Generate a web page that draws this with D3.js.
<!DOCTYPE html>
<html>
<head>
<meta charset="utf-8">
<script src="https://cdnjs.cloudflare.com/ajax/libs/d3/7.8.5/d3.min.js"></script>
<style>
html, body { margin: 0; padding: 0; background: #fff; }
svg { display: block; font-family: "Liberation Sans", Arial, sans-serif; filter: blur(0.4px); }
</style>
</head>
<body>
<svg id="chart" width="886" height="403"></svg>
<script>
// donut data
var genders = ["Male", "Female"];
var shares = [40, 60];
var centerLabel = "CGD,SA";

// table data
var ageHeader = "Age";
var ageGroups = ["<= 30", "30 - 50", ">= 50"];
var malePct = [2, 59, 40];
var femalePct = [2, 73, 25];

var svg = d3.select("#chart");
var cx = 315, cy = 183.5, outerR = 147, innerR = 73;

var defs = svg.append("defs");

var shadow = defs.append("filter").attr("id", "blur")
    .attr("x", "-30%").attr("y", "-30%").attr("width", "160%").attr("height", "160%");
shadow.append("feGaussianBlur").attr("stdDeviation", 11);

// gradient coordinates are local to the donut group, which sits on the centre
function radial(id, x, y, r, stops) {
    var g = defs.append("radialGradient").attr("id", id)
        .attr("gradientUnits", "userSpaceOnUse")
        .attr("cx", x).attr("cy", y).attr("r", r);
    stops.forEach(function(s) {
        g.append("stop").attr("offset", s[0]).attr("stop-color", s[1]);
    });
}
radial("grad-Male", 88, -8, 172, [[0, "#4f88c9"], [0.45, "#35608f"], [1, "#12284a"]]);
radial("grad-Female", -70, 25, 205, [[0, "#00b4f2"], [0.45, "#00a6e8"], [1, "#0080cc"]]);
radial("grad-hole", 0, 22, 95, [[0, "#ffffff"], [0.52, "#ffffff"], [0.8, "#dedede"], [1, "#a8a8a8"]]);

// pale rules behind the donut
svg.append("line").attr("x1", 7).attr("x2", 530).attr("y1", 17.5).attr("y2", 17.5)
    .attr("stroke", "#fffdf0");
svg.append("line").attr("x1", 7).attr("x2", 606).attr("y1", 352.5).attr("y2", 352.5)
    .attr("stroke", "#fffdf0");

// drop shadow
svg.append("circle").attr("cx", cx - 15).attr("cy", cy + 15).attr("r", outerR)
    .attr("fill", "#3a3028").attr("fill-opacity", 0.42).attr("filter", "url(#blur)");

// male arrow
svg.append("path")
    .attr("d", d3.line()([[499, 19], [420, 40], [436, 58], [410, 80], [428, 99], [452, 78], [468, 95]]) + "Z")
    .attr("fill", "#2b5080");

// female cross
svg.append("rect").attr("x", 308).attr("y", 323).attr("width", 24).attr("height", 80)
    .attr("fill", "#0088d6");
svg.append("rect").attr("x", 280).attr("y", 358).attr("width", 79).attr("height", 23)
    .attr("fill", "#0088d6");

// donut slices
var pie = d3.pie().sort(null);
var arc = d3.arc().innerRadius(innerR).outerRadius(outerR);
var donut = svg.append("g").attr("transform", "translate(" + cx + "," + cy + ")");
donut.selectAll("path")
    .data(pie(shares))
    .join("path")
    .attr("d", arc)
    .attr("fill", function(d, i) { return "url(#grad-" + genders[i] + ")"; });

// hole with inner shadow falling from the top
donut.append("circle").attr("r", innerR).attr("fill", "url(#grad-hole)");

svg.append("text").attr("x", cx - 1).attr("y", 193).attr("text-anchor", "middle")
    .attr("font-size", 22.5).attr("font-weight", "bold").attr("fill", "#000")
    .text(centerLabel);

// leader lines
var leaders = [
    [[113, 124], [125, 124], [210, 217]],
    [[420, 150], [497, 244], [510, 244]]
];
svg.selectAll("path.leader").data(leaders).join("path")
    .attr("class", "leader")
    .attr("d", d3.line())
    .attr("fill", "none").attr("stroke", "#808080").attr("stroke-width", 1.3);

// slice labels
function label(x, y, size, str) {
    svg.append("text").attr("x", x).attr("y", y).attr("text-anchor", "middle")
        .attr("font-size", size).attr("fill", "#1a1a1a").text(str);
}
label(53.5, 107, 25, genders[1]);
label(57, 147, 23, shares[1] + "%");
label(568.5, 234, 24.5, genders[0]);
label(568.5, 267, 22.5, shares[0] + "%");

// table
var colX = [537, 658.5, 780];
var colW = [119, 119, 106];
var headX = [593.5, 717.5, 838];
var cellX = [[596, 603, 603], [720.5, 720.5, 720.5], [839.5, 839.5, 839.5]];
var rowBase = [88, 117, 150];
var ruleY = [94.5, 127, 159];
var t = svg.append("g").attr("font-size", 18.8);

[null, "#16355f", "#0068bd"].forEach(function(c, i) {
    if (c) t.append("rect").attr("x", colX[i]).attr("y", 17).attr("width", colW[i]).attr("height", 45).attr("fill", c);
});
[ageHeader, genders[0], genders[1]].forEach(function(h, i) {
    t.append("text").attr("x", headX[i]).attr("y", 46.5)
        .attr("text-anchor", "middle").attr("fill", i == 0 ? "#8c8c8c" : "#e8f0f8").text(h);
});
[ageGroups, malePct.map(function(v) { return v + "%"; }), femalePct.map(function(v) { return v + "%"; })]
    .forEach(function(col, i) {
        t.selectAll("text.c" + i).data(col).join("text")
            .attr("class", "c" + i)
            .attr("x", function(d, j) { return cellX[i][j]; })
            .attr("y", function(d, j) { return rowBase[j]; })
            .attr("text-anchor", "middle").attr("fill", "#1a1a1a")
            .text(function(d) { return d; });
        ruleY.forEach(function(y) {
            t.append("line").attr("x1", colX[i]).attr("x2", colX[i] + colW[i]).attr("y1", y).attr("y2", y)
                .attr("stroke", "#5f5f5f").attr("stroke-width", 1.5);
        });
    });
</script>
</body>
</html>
■ ■ ■ ■ ■
§ **Task**
Collect every line above that contains the word "with".

§ **Output**
Generate a web page that draws this with D3.js.
// hole with inner shadow falling from the top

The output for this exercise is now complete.